Na visão de caminhante, o Deus que adoro é Aquele que não está sempre a exigir, mas que também dá; que não humilha o Ser Humano, mas que o soergue; que não torna gente doente nem envenena vidas; que poupa os que caem e que, em vez de condená-los, perdoa todos, libertando-os em vez de castigá-los. Um Deus que ama o filho desgarrado mais que aquele que ficou em casa, o publicano mais que o fariseu, o herege samaritano mais que os ortodoxos, as prostitutas e adúlteras mais que muitos bispos hipocritamente rigorosos.

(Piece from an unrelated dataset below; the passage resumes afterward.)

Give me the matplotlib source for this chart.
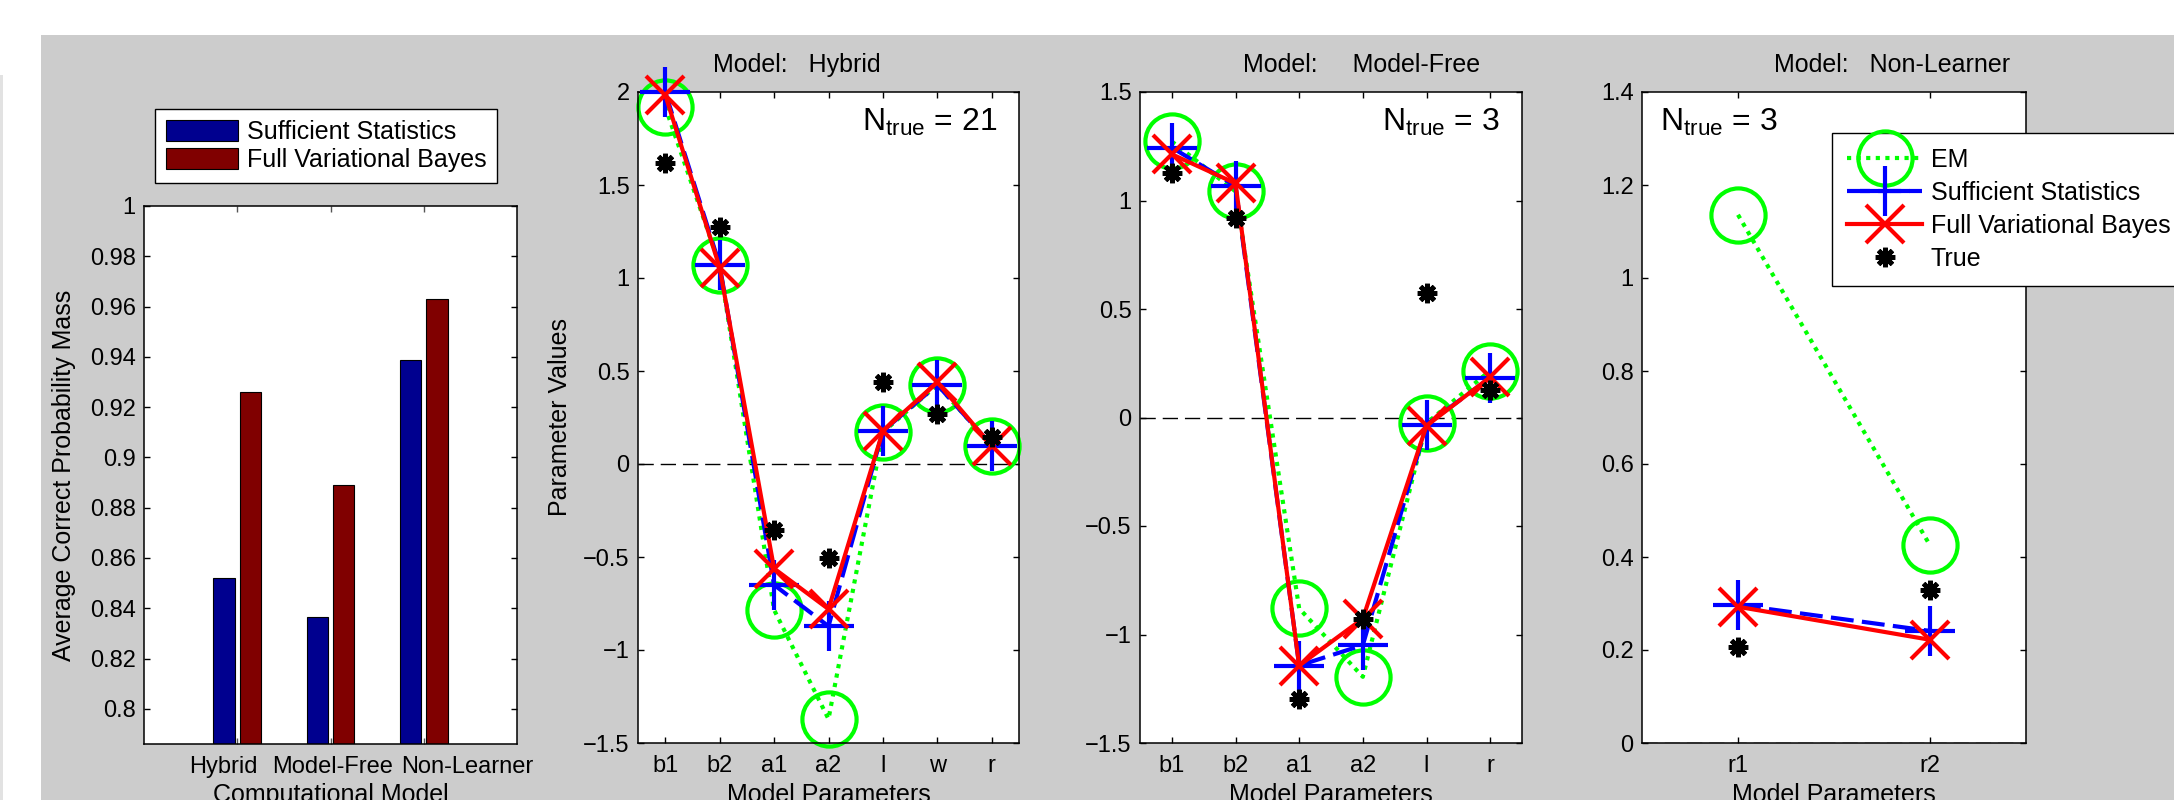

Na minha utopia, a Grande Comissão do Evangelho de Mateus teria como meta primeira ajuntar, pela essência dos ensinamentos, os que apreciassem os gestos magnânimos dos Grandes Espíritos da História, aqui nunca faltando o Nazareno, o Maomé, o Buda, o Shiva, entre tantos outros, jamais sendo renegado os pacificadores de todas as correntes.

Sei que a minha utopia não é impossível, embora jamais a verei. Tenho consciência dos seus distanciamentos na medida que dela o mundo transreligioso se aproximar. Mas percebo que essa utopia nunca desagradará os que sabem sonhar, sempre com os pés bem plantados, numa realidade social que ainda não é dignificante para todos.

Identifico cotidianamente sinais emergentes que brotam nos mais desassistidos espiritualmente, ansiosos para viverem em harmonia com o Criador, entendendo o trabalho não como um pecado imposto mas como um modo de retribuir ao Alto os talentos recebidos, utilizados na construção de uma missão: a de transformar evolucionariamente mais aquilo que já se encontra construído.

Continuar com um sonho é persistir ensinando sobre a inexistência de túmulos, tudo não passando de túneis direcionados para os amanheceres de uma eternidade de muita Luz, como nos ensinou o pastor Campos, na nossa formatura, hoje na Casa do Pai.

PS. Viva Hélder Câmara!, um Dom muito amado, que sempre nos ensinou: “minhas ruas como minhas estradas não têm margens como não têm começo nem fim”!